Photo Christina Mendenhall, Archives Bloomberg

De nombreux investisseurs immobiliers québécois voient un potentiel intéressant dans l'achat d'une propriété en Floride.

OURAGANS ET ASSURANCES: QU'EST-CE QU'IL FAUT SAVOIR?

En Floride, la plus grande inquiétude des assureurs est le risque accru d'ouragans, et ils ajustent les primes en conséquence. Que faut-il savoir pour assurer adéquatement sa propriété là-bas?

Rapports d'inspection

Pour une maison d'avant 2002, les assureurs demandent la windstorm mitigation inspection ainsi que la four-points inspection pour vérifier la capacité de la construction à résister aux assauts d'une tempête, explique Martin Rivard, propriétaire de Rivard Assurances, spécialiste en assurance propriété, automobile et responsabilité civile pour l'État de la Floride. On compte environ 250 $US pour ces deux rapports.

Deux franchises distinctes

Toute réclamation pour un dommage qui n'est pas lié aux ouragans est assujettie à une franchise fixe, souvent beaucoup plus élevée que ce à quoi les Québécois sont habitués. Des franchises de 5000 $US pour feu, vol ou vandalisme sont fréquentes. La franchise pour un dommage lié aux ouragans est établie en fonction d'un pourcentage de la valeur de la propriété. «Si on assure la propriété pour 600 000 $US, la franchise peut être de 2 à 5 %, soit de 12 000 à 30 000 $US», poursuit M. Rivard.

La responsabilité civile

Au Québec, il est relativement simple d'ajouter une protection responsabilité civile de 1 million de dollars à son assurance habitation. «Pour la plupart des assureurs en Floride, le maximum en responsabilité civile est de 300 000 $US ou 500 000 $US, ajoute M. Rivard.
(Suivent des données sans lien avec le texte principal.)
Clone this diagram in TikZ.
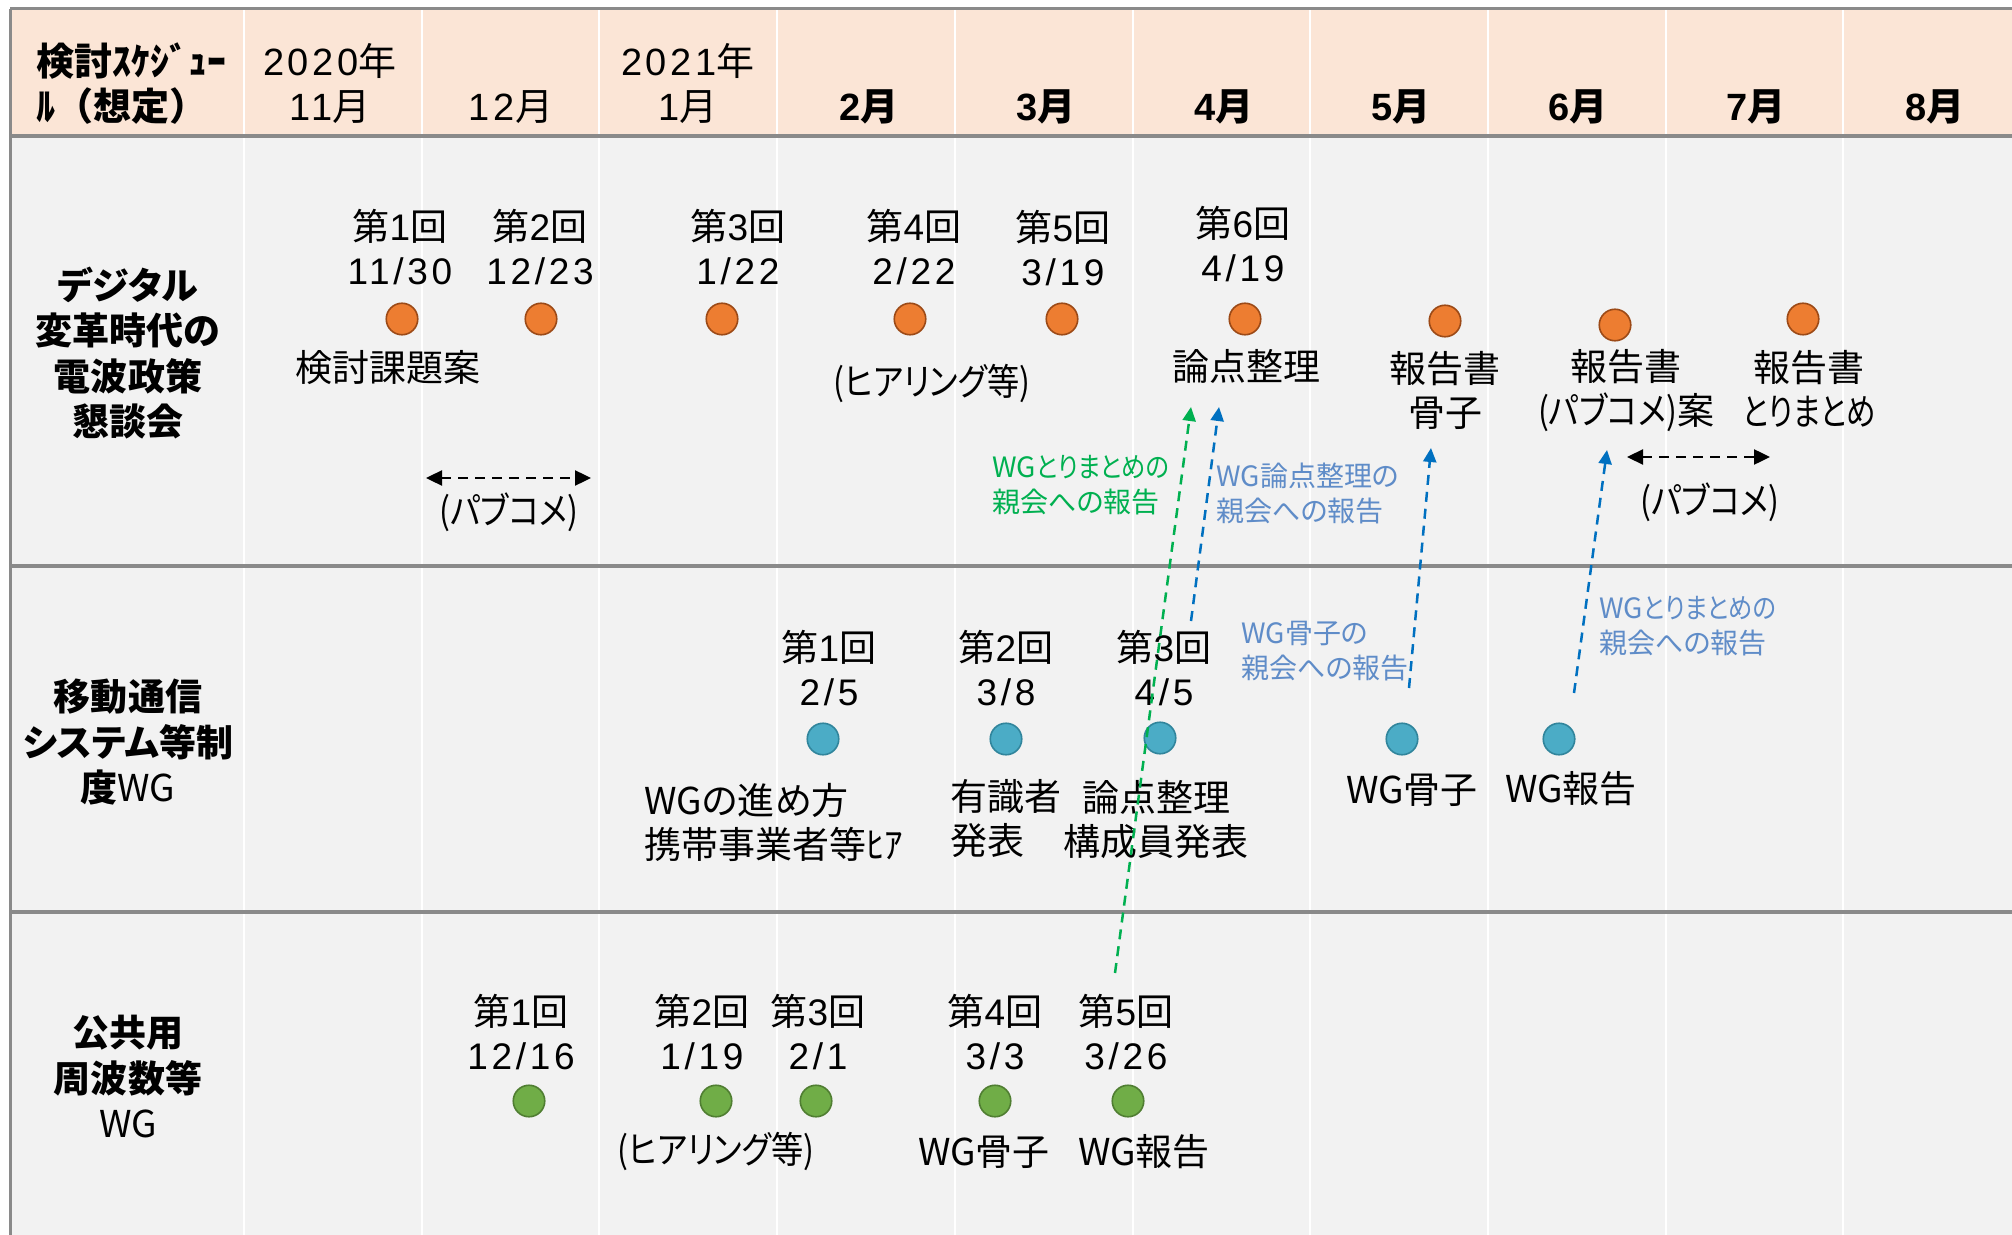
\documentclass[tikz,border=0pt]{standalone}
\usepackage{fontspec}
\setmainfont{Noto Sans CJK JP}[RawFeature=+palt]
\newfontfamily\nopalt{Noto Sans CJK JP}
\newfontfamily\latinf{Liberation Sans}[LetterSpace=10]
\usetikzlibrary{arrows.meta}
\definecolor{hdr}{HTML}{FBE5D6}
\definecolor{bodybg}{HTML}{F2F2F2}
\definecolor{gridgray}{HTML}{8A8A8A}
\definecolor{orfill}{HTML}{ED7D31}
\definecolor{ordraw}{HTML}{9C4A17}
\definecolor{blfill}{HTML}{4BACC6}
\definecolor{bldraw}{HTML}{31859C}
\definecolor{grfill}{HTML}{70AD47}
\definecolor{grdraw}{HTML}{507E32}
\definecolor{arrgreen}{HTML}{00B050}
\definecolor{arrblue}{HTML}{0070C0}
\definecolor{lblblue}{HTML}{5F8CC8}
\newcommand\Ls{\rule[-0.12em]{0pt}{1em}}
\newcommand\dd[1]{{\latinf #1}}
\newcommand\nar[1]{\scalebox{0.87}[1]{#1}}
\tikzset{
  lbl/.style={inner sep=0pt, align=center, font=\fontsize{18.5}{22}\selectfont},
  lbll/.style={lbl, align=left, anchor=west},
  hd/.style={inner sep=0pt, align=center, font=\fontsize{19}{22.5}\selectfont},
  hdb/.style={inner sep=0pt, align=center, font=\fontsize{19}{22.5}\selectfont\bfseries},
  rowlbl/.style={inner sep=0pt, align=center, font=\fontsize{18.5}{22.6}\selectfont\bfseries},
  notelbl/.style={inner sep=0pt, align=left, anchor=west, font=\fontsize{14}{17.5}\selectfont},
  evdot/.style={circle, minimum size=15.75pt, inner sep=0pt, line width=0.8pt},
  odot/.style={evdot, fill=orfill, draw=ordraw},
  bdot/.style={evdot, fill=blfill, draw=bldraw},
  gdot/.style={evdot, fill=grfill, draw=grdraw},
  rep/.style={dash pattern=on 5pt off 3.5pt, line width=1.25pt, -{Triangle[length=7pt,width=6.5pt]}},
  pubc/.style={black, dash pattern=on 5pt off 3.5pt, line width=1.2pt, {Triangle[length=8pt,width=7.5pt]}-{Triangle[length=8pt,width=7.5pt]}},
  hline/.style={gridgray, line width=2pt},
}
\begin{document}
\begin{tikzpicture}[x=0.5pt,y=-0.5pt]
\useasboundingbox (0,0) rectangle (2012,1235);
\fill[white] (0,0) rectangle (2012,1235);
% backgrounds
\fill[hdr] (10,9) rectangle (2012,136);
\fill[bodybg] (10,136) rectangle (2012,1235);
\foreach \k in {0,...,9} \draw[white, line width=1pt] ({244+177.7*\k},9) -- ({244+177.7*\k},1235);
\draw[gridgray, line width=1.5pt] (10,9) -- (2012,9);
\draw[hline] (10,136) -- (2012,136);
\draw[hline] (10,566) -- (2012,566);
\draw[hline] (10,912) -- (2012,912);
\draw[gridgray, line width=1.5pt] (10,9) -- (10,1235);

% header
\node[hdb, align=left, anchor=west] (hcorner) at (36,83.5) {\Ls 検討ｽｹｼﾞｭｰ\\\Ls {\nopalt ﾙ（想定）}};
\node[hd] (m11) at (330,83.5) {\Ls \dd{2020}年\\\Ls \dd{11}月};
\node[hd] (m12) at (511,106) {\Ls \dd{12}月};
\node[hd] (m01) at (688,83.5) {\Ls \dd{2021}年\\\Ls \dd{1}月};
\node[hdb] (m02) at (869,106) {\Ls \dd{2}月};
\node[hdb] (m03) at (1046,106) {\Ls \dd{3}月};
\node[hdb] (m04) at (1224,106) {\Ls \dd{4}月};
\node[hdb] (m05) at (1401,106) {\Ls \dd{5}月};
\node[hdb] (m06) at (1578,106) {\Ls \dd{6}月};
\node[hdb] (m07) at (1756,106) {\Ls \dd{7}月};
\node[hdb] (m08) at (1935,106) {\Ls \dd{8}月};

% row labels
\node[rowlbl] (row1) at (128,353.5) {\Ls デジタル\\\Ls 変革時代の\\\Ls 電波政策\\\Ls 懇談会};
\node[rowlbl] (row2) at (128,742) {\Ls 移動通信\\\Ls システム等制\\\Ls 度{\mdseries WG}};
\node[rowlbl] (row3) at (128,1078) {\Ls 公共用\\\Ls 周波数等\\\Ls {\mdseries WG}};

% row 1
\node[lbl] (a1) at (400,248) {\Ls 第\dd{1}回\\\Ls \dd{11/30}};
\node[lbl] (a2) at (540,248) {\Ls 第\dd{2}回\\\Ls \dd{12/23}};
\node[lbl] (a3) at (738,248) {\Ls 第\dd{3}回\\\Ls \dd{1/22}};
\node[lbl] (a4) at (914,248) {\Ls 第\dd{4}回\\\Ls \dd{2/22}};
\node[lbl] (a5) at (1063,249) {\Ls 第\dd{5}回\\\Ls \dd{3/19}};
\node[lbl] (a6) at (1243,245) {\Ls 第\dd{6}回\\\Ls \dd{4/19}};
\node[odot] (c1) at (402,319) {};
\node[odot] (c2) at (541,319) {};
\node[odot] (c3) at (722,319) {};
\node[odot] (c4) at (910,319) {};
\node[odot] (c5) at (1062,319) {};
\node[odot] (c6) at (1245,319) {};
\node[odot] (c7) at (1445,321) {};
\node[odot] (c8) at (1615,325) {};
\node[odot] (c9) at (1803,319) {};
\node[lbl] (b1) at (388,367) {\Ls 検討課題案};
\node[lbl] (b4) at (932,383) {\Ls \nar{(ヒアリング等)}};
\node[lbl] (b6) at (1246,366) {\Ls 論点整理};
\node[lbl] (b7) at (1445,390) {\Ls 報告書\\\Ls 骨子};
\node[lbl] (b8) at (1626,390) {\Ls 報告書\\\Ls \nar{(パブコメ)}案};
\node[lbl] (b9) at (1809,389) {\Ls 報告書\\\Ls \scalebox{0.8}[1]{とりまとめ}};
\node[lbl] (p1) at (509,512) {\Ls \nar{(パブコメ)}};
\node[lbl] (p2) at (1710,502) {\Ls \nar{(パブコメ)}};
\coordinate (p1a) at (426,478);
\coordinate (p1b) at (591,478);
\coordinate (p2a) at (1627,457);
\coordinate (p2b) at (1770,457);
\draw[pubc] (p1a) -- (p1b);
\draw[pubc] (p2a) -- (p2b);

% row 2
\node[lbl] (d1) at (829,669) {\Ls 第\dd{1}回\\\Ls \dd{2/5}};
\node[lbl] (d2) at (1006,669) {\Ls 第\dd{2}回\\\Ls \dd{3/8}};
\node[lbl] (d3) at (1164,669) {\Ls 第\dd{3}回\\\Ls \dd{4/5}};
\node[bdot] (e1) at (823,739) {};
\node[bdot] (e2) at (1006,739) {};
\node[bdot] (e3) at (1160,738) {};
\node[bdot] (e4) at (1402,739) {};
\node[bdot] (e5) at (1559,739) {};
\node[lbll] (f1) at (644,822) {\Ls WGの進め方\\\Ls 携帯事業者等ﾋｱ};
\node[lbll] (f2) at (950,818) {\Ls 有識者\\\Ls 発表};
\node[lbl] (f3) at (1156,819) {\Ls 論点整理\\\Ls 構成員発表};
\node[lbl] (f4) at (1412,789) {\Ls WG骨子};
\node[lbl] (f5) at (1571,788) {\Ls WG報告};

% row 3
\node[lbl] (g1) at (521,1033) {\Ls 第\dd{1}回\\\Ls \dd{12/16}};
\node[lbl] (g2) at (702,1033) {\Ls 第\dd{2}回\\\Ls \dd{1/19}};
\node[lbl] (g3) at (818,1033) {\Ls 第\dd{3}回\\\Ls \dd{2/1}};
\node[lbl] (g4) at (995,1033) {\Ls 第\dd{4}回\\\Ls \dd{3/3}};
\node[lbl] (g5) at (1126,1033) {\Ls 第\dd{5}回\\\Ls \dd{3/26}};
\node[gdot] (h1) at (529,1101) {};
\node[gdot] (h2) at (716,1101) {};
\node[gdot] (h3) at (816,1101) {};
\node[gdot] (h4) at (995,1101) {};
\node[gdot] (h5) at (1128,1101) {};
\node[lbl] (i2) at (716,1151) {\Ls \nar{(ヒアリング等)}};
\node[lbl] (i4) at (984,1151) {\Ls WG骨子};
\node[lbl] (i5) at (1144,1151) {\Ls WG報告};

% report arrows
\coordinate (gs) at (1115,973);
\coordinate (ge) at (1191,407);
\coordinate (bs1) at (1191,621);
\coordinate (be1) at (1219,407);
\coordinate (bs2) at (1409,688);
\coordinate (be2) at (1431,448);
\coordinate (bs3) at (1574,693);
\coordinate (be3) at (1607,450);
\draw[rep, arrgreen] (gs) -- (ge);
\draw[rep, arrblue] (bs1) -- (be1);
\draw[rep, arrblue] (bs2) -- (be2);
\draw[rep, arrblue] (bs3) -- (be3);
\node[notelbl, text=arrgreen] (n1) at (992,484.5) {\Ls WG\nar{とりまとめの}\\\Ls 親会への報告};
\node[notelbl, text=lblblue] (n2) at (1216,493) {\Ls WG論点整理の\\\Ls 親会への報告};
\node[notelbl, text=lblblue] (n3) at (1241,650) {\Ls WG骨子の\\\Ls 親会への報告};
\node[notelbl, text=lblblue] (n4) at (1599,625) {\Ls WG\nar{とりまとめの}\\\Ls 親会への報告};
\end{tikzpicture}
\end{document}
Il faut donc négocier un produit supplémentaire pour atteindre les niveaux de couverture que l'on retrouve au Québec.» Cette protection supplémentaire coûte environ 250 $US pour 2 millions.

S'y prendre à l'avance

Martin Rivard recommande d'entreprendre les démarches pour une assurance habitation le plus tôt possible dans le processus de transaction. «Les gens prennent des mois à chercher une propriété, mais nous appellent souvent à la dernière minute. Plus on a du temps pour faire les démarches auprès des assureurs, meilleure sera la police.»